The fields in the window should be selfexplaining.

  • 'Overlay position' definines the coordinates for the overlay (should only be necessary, if you have multiple screens)
  • 'CPU temp file' defines the file, in which the cpu temperature is logged by the kernel (if you don't have the overlay enabled, this is not used at all)
  • any MPRIS settings are just defining, which player you are targeting in the dbus interface (you can start, pause and skip titles with voicecommands)#

Running with recognition server:

  1. Clone the repository:

    git clone https://github.com/TheRedstoneDEV-DE/VoiceAssistant

    and get the voice model for vosk from (the small one is recommended)

    VOSK Models unzip it, rename the folder inside it to 'model' and put it into the project root on the server.

  2. Build

    mvn install

  3. Copy the Jar file from the 'target' folder in the project root and run the client standalone for setup.

    ⚠️ Warning: if you are using pipewire it may not work you can find a fix in pipewire-fix.md ⚠️
    `java -jar [JARFILE]`
    
  4. Copy the built jar from the target folder, the 'model' folder and the 'keys' folder to the server device (here it really could be Windows and should'n affect anything)

  5. Generate the Keystore and Truststore for Client and Server on the Server. To do that, go into the 'keys' folder and execute the bash file. Next you will be asked some questions, because of the certificate and a password for the key (you should remember it, because you need it when running)

    bash genkeys.sh

  6. Move the 'client-trust.jks' from the 'keys' folder of the server to the 'keys' folder of the client

  7. Run!

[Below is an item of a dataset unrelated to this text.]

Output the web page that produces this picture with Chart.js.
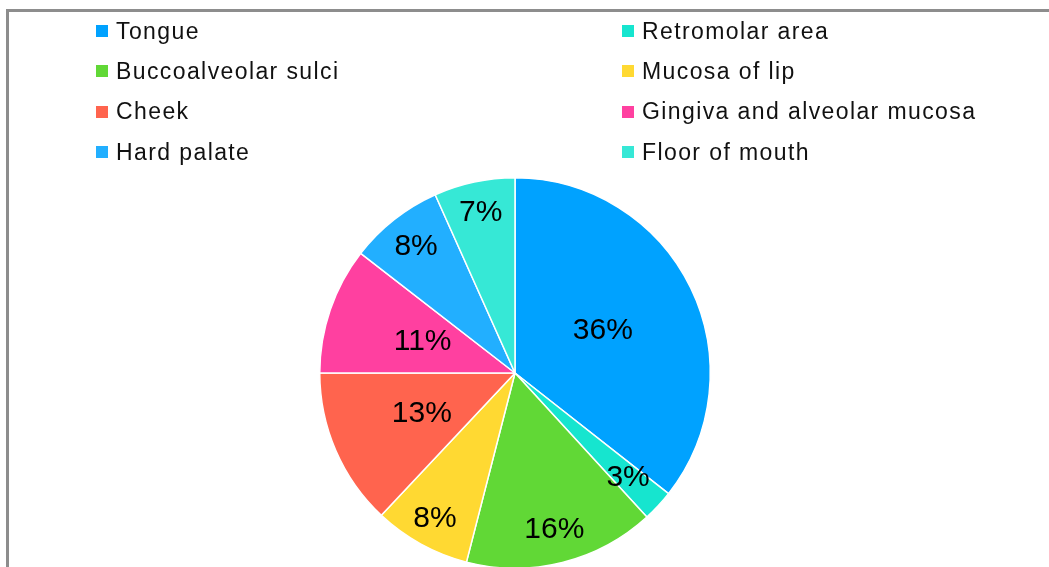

First run the server.

    KEY_PASSPHRASE=[Password of the Keystore] java -jar [JARFILE] --server

    Then the client (you could even use multiple with one server).

    KEY_PASSPHRASE=[password of the Truststore] java -jar [JARFILE] --client [server IP address]


List of commands

command short explanation
hey javi just the activation command, has to be said, before any other voice command
set volume to [number between 10-90] percent sets the volume of the main audio output via amixer
open [application name] opens the named application in another "screen"
reconfigure opens the setup ui again (in case you missconfigured something)
reconfigure programs opens the setup ui for adding programs to the open [application name] command
[hide/show] overlay hides or shows the overlay
pause/resume/next/previous plays/pauses a mediaplayer, skippes one title forward/backward
start/stop artificial intelligence enters/exits the ai-mode if LLMs are enabled

List of Environment variables

Env variable explanation
OUTPUT_GAIN adjusts the output volume of the tts system (in case you are using it with some audio server like alsa)
AUDIODEV sets the audio device for input and ouput, but only if it is supported, if it is not supported the voice assistant won't have any audio

Run with Mimic 3

Just start the VoiceAssistant with the following arguments:

--mimic3 [HOST]:[PORT]

⚠️ NOTE: you need to give both: HOST and PORT ⚠️

Enabling the LLM integration (activateable by saying: "start artificial intelligence")

  1. Setup the VoiceAssistant, if you havent already and go through initial setup
  2. Append this to the config/VoiceAssistant.properties config file and edit it to your liking:
llm-enabled=true
llm-host=localhost:4891
llm-model=GPT4All Falkon
llm-api-key=NOT NEEDED
llm-max-tokens=150
  1. Start the VoiceAssistant and try it out!